The flavor pairing of All American and Woodland Embers SmokedSalt creates a memorable meal.
- Bear Creek Rubs Team
- 3 days ago
- 2 min read


Bear Creek Evening Table
Featuring All American & Woodland Embers Smoked Salt
Main Dish:
Smoky Herb-Rubbed Chicken Thighs (recipe below)

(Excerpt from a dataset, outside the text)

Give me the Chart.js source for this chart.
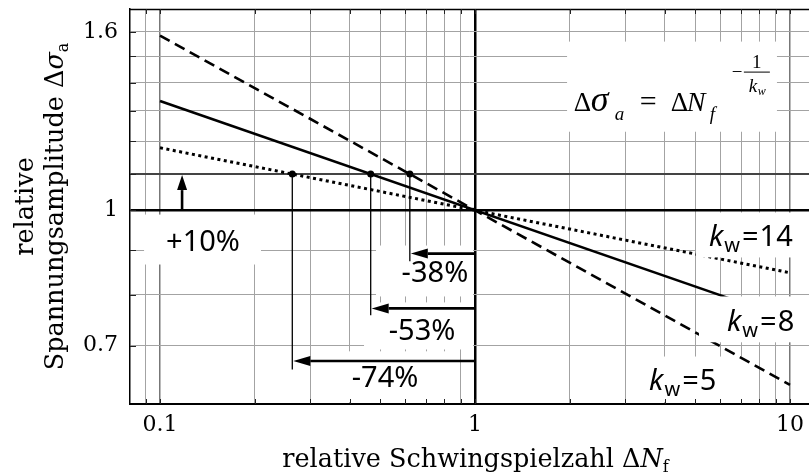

– seasoned with All American and finished with a touch of Woodland Embers Smoked Salt
Side Vegetable:
Roasted Carrots with Thyme & Woodland Embers Smoked Salt
– tossed with olive oil, fresh thyme, and a sprinkle of Woodland Embers Smoked Salt for a rustic, woodsy finish
Salad:
Baby Spinach & Apple Salad with All American Vinaigrette
– crisp greens, sliced apple, toasted walnuts, and dried cranberries with a zesty dressing made from All American spice blend
Dessert:
Baked Maple-Pear Crumble
– warm spiced pears with a crunchy oat topping, served with vanilla ice cream or whipped cream
Smoky Herb-Rubbed Chicken Thighs
Serves: 4 | Prep Time: 10 min | Cook Time: 35 min
Ingredients:
8 bone-in, skin-on chicken thighs
1tbsp Bear Creek Rubs All American seasoning
1/4 tsp Bear Creek Rubs Woodland Embers Smoked Salt
1 tbsp olive oil
Optional: 1 tsp fresh rosemary or thyme, chopped
Instructions:
Preheat oven to 400°F (205°C). Line a baking sheet with foil or parchment.
Pat dry the chicken thighs and place in a bowl or on a tray.
In a small dish, combine All American seasoning and Woodland Embers smoked salt with olive oil. Add optional herbs if using.
Rub mixture evenly over each chicken thigh, getting under the skin slightly for deeper flavor.
Arrange chicken skin-side up on the baking sheet. Roast for 35–40 minutes, or until internal temperature reaches 165°F and skin is crispy.
Let rest for 5 minutes before serving.
Pro Tip: Finish with an extra pinch of Woodland Embers Smoked Salt before plating for added aroma.